Il volto di Dio...la speranza che un senso ci sia, che ci sia un segno di sollievo nella dolcezza che comunque può esistere se rimane l'amore che non lascia soli davanti alla semplice materia che distrugge l'uomo del quotidiano.
Amore di Dio, amore dell'uomo, dell'umanità che accoglie e accarezza?
Che importa? Il solito errore che tanto male regala: spiritualità nulla ha a che fare con la chiesa, con l'istituzione chiesa, spesso neppure ha bisogno della religione "codificata".

All'uscita da teatro...io non avevo visto feci lanciate sulla tela. Non ho visto offesa o provocazione o critica alla religione. Ho visto piuttosto una condizione umana e un dubbio figlio della fatica del vivere, un appello a capire e condividere chi si sente stanco e perso, bisognoso di sostegno.
In verità non mi ha stupito o colpito particolarmente la seconda parte, quella incriminata se non per il modo forte e originale col quale voleva, secondo me, solo mostrare la potenza di un sentimento, umanissimo e doloroso
di smarrimento.

Poi sono andata a cercare cosa si è scritto.
Non credo di condividere molto di quello detto a difesa dello spettacolo, non sono particolarmente affascinata dalle parole del Castellucci. Però leggo qualche riga di una sua intervista:

"Questo spettacolo mostra, nel suo finale, dell’inchiostro nero di china che emana dal ritratto del Cristo come da una sorgente. E tutto l’inchiostro delle Sacre Scritture qui pare sciogliersi di colpo"

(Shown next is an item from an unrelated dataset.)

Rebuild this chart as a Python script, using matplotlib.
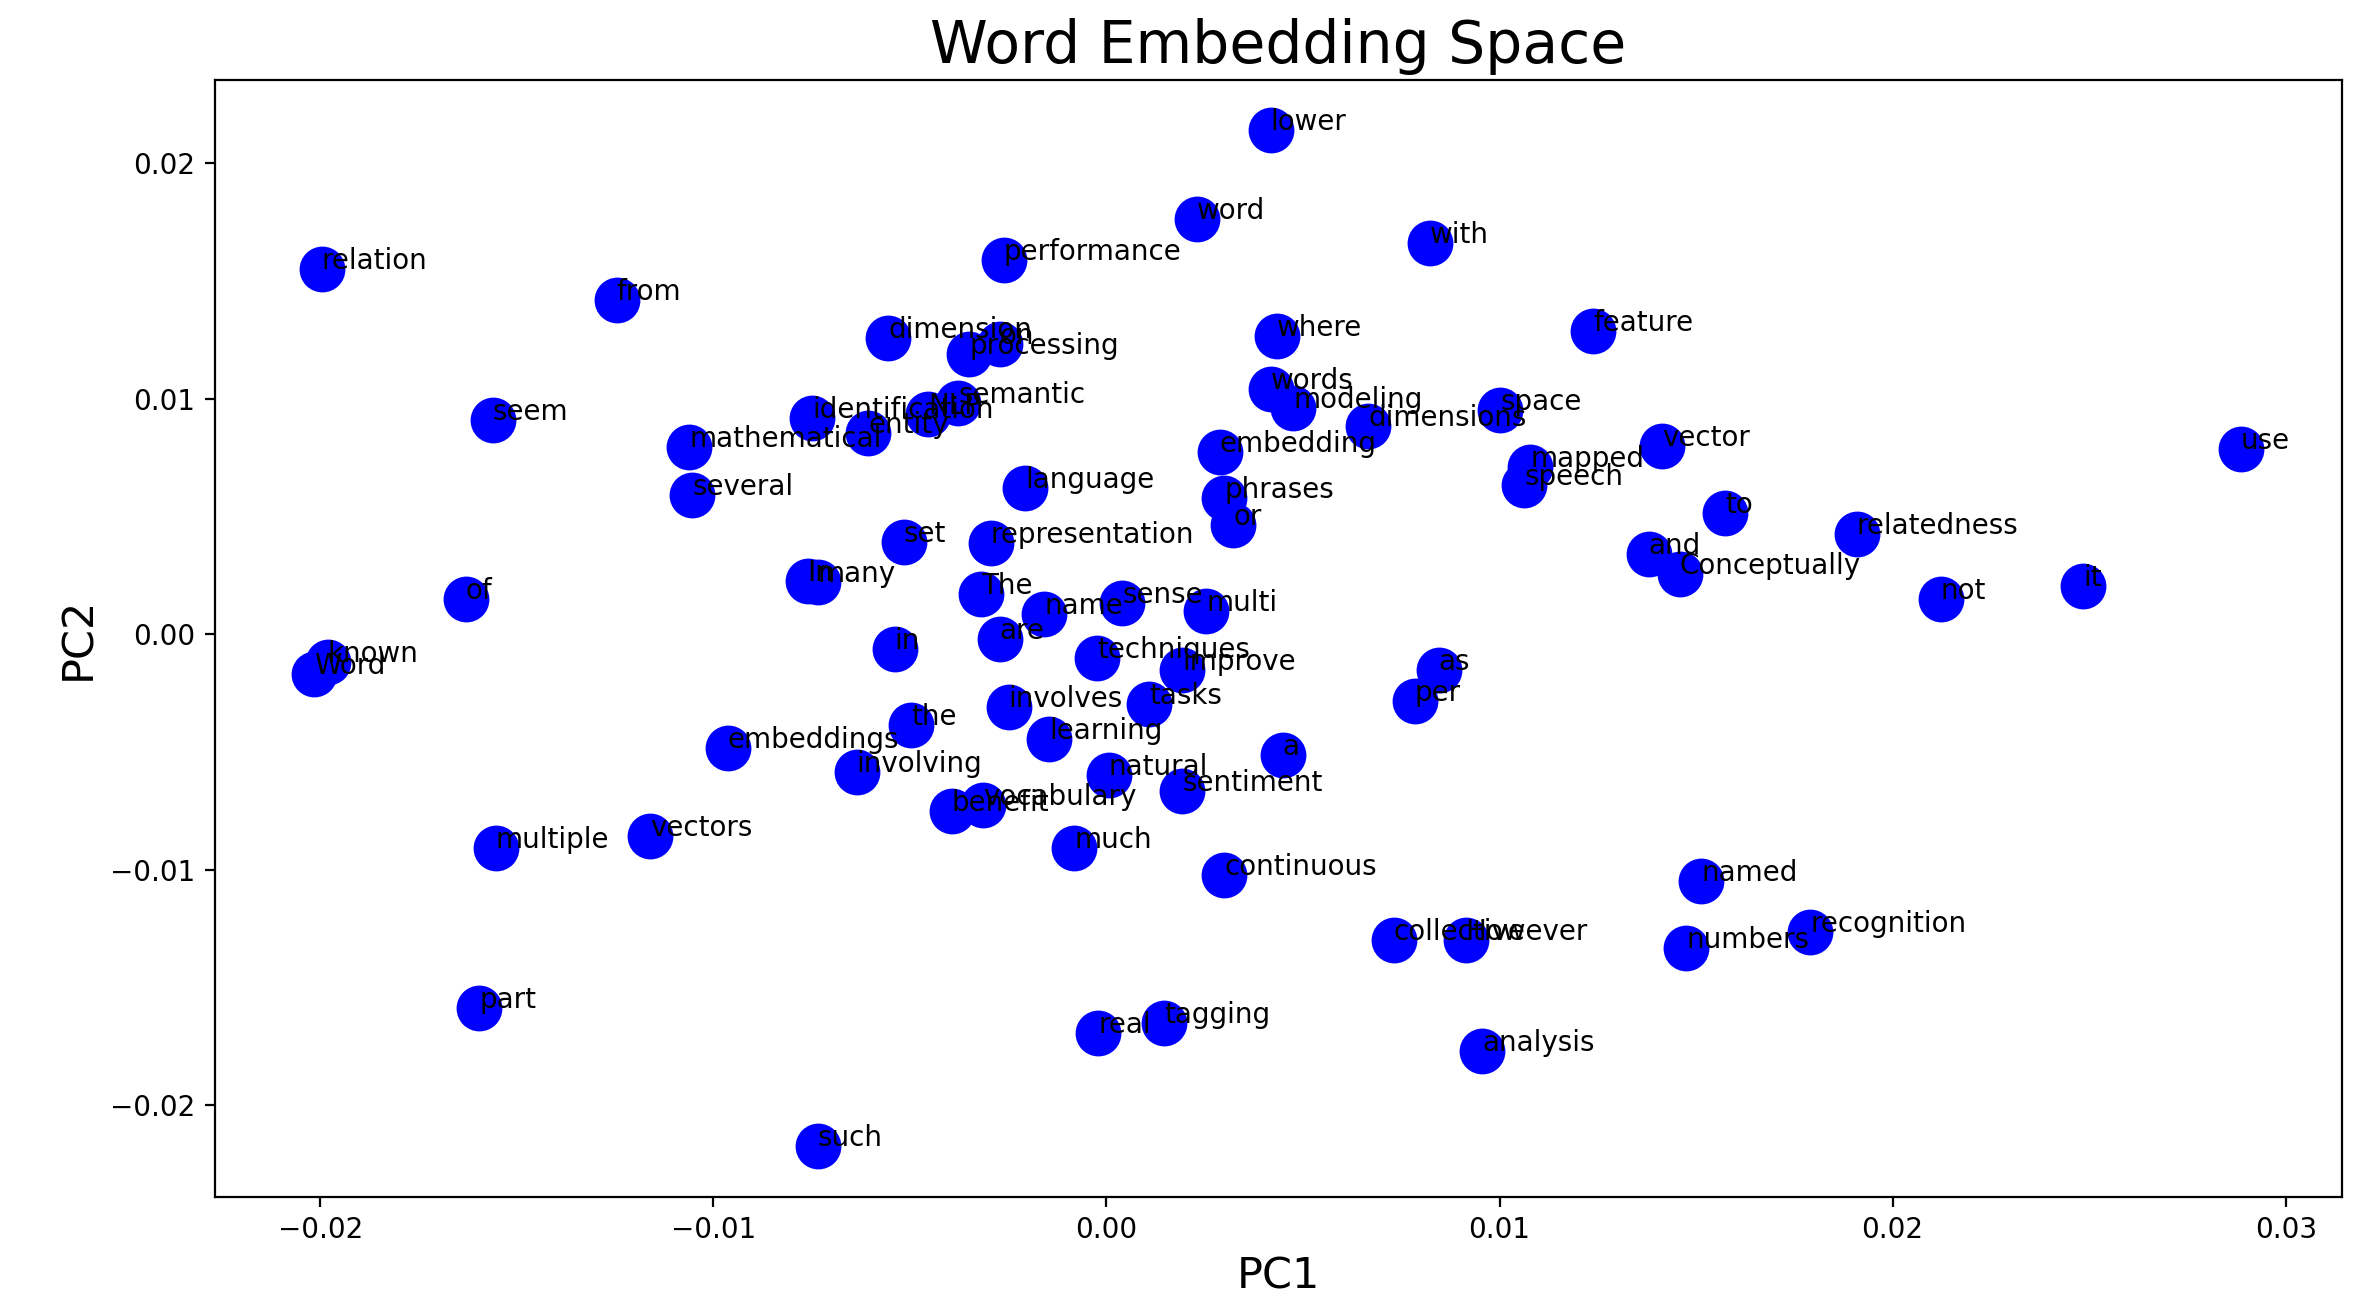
import numpy as np
import matplotlib
matplotlib.use("Agg")
import matplotlib.pyplot as plt

# words and their 2-D PCA coordinates
words = ['lower', 'word', 'with', 'performance', 'relation', 'from',
         'dimension', 'processing', 'on', 'where', 'feature', 'words',
         'modeling', 'dimensions', 'space', 'semantic', 'identification',
         'entity', 'NLP', 'language', 'embedding', 'phrases', 'or',
         'mapped', 'speech', 'vector', 'use', 'to', 'relatedness', 'and',
         'Conceptually', 'not', 'it', 'seem', 'mathematical', 'several',
         'set', 'representation', 'In', 'many', 'of', 'Word', 'known',
         'The', 'name', 'sense', 'multi', 'in', 'are', 'techniques',
         'improve', 'as', 'per', 'involves', 'tasks', 'the', 'learning',
         'a', 'embeddings', 'involving', 'natural', 'sentiment', 'benefit',
         'vocabulary', 'much', 'continuous', 'multiple', 'vectors', 'named',
         'recognition', 'numbers', 'collective', 'However', 'real',
         'tagging', 'analysis', 'part', 'such']

pc1 = [0.00418, 0.00231, 0.00822, -0.00261, -0.01996, -0.01246,
       -0.00555, -0.00349, -0.00272, 0.00433, 0.01238, 0.00418,
       0.00475, 0.00666, 0.01002, -0.00377, -0.00749,
       -0.00606, -0.00453, -0.00207, 0.00288, 0.00300, 0.00323,
       0.01078, 0.01063, 0.01413, 0.02886, 0.01573, 0.01909, 0.01379,
       0.01459, 0.02123, 0.02485, -0.01561, -0.01062, -0.01054,
       -0.00516, -0.00295, -0.00760, -0.00734, -0.01630, -0.02015, -0.01981,
       -0.00318, -0.00158, 0.00040, 0.00254, -0.00539, -0.00272, -0.00024,
       0.00193, 0.00845, 0.00784, -0.00249, 0.00109, -0.00497, -0.00146,
       0.00448, -0.00963, -0.00635, 0.00006, 0.00193, -0.00394,
       -0.00314, -0.00082, 0.00300, -0.01554, -0.01161, 0.01513,
       0.01791, 0.01475, 0.00731, 0.00914, -0.00021,
       0.00147, 0.00956, -0.01596, -0.00734]

pc2 = [0.02140, 0.01764, 0.01662, 0.01591, 0.01553, 0.01420,
       0.01259, 0.01188, 0.01231, 0.01266, 0.01286, 0.01043,
       0.00960, 0.00884, 0.00954, 0.00984, 0.00920,
       0.00856, 0.00934, 0.00622, 0.00775, 0.00577, 0.00463,
       0.00711, 0.00635, 0.00801, 0.00788, 0.00514, 0.00424, 0.00341,
       0.00258, 0.00150, 0.00207, 0.00909, 0.00794, 0.00590,
       0.00392, 0.00386, 0.00227, 0.00220, 0.00149, -0.00169, -0.00118,
       0.00169, 0.00086, 0.00131, 0.00099, -0.00061, -0.00022, -0.00099,
       -0.00150, -0.00150, -0.00284, -0.00309, -0.00297, -0.00386, -0.00443,
       -0.00514, -0.00482, -0.00584, -0.00596, -0.00667, -0.00750,
       -0.00724, -0.00909, -0.01021, -0.00909, -0.00858, -0.01049,
       -0.01266, -0.01330, -0.01298, -0.01298, -0.01694,
       -0.01649, -0.01770, -0.01585, -0.02172]

plt.figure(figsize=(11.785, 6.495), dpi=200)
plt.subplots_adjust(left=0.0912, right=0.9936, bottom=0.0789, top=0.9387)
plt.scatter(pc1, pc2, s=240, color='blue')
for w, x, y in zip(words, pc1, pc2):
    plt.annotate(w, (x, y), fontsize=10)
plt.xlim(-0.02268, 0.03143)
plt.ylim(-0.02387, 0.02355)
plt.title('Word Embedding Space', fontsize=21)
plt.xlabel('PC1', fontsize=15.5)
plt.ylabel('PC2', fontsize=15.5)
plt.savefig('out.png', dpi=200)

"Tu non sei il mio pastore. La frase di Davide si trasforma così per un attimo nel dubbio. Tu sei o non sei il mio Pastore? Il dubbio di Gesù sulla croce – “Dio perché mi hai abbandonato?” – espresso dalle parole stesse del salmo 22 del Re Davide. Questa sospensione, questa intermittenza della frase, racchiude il nucleo della fede come dubbio, come luce, come l’incerta condizione umana".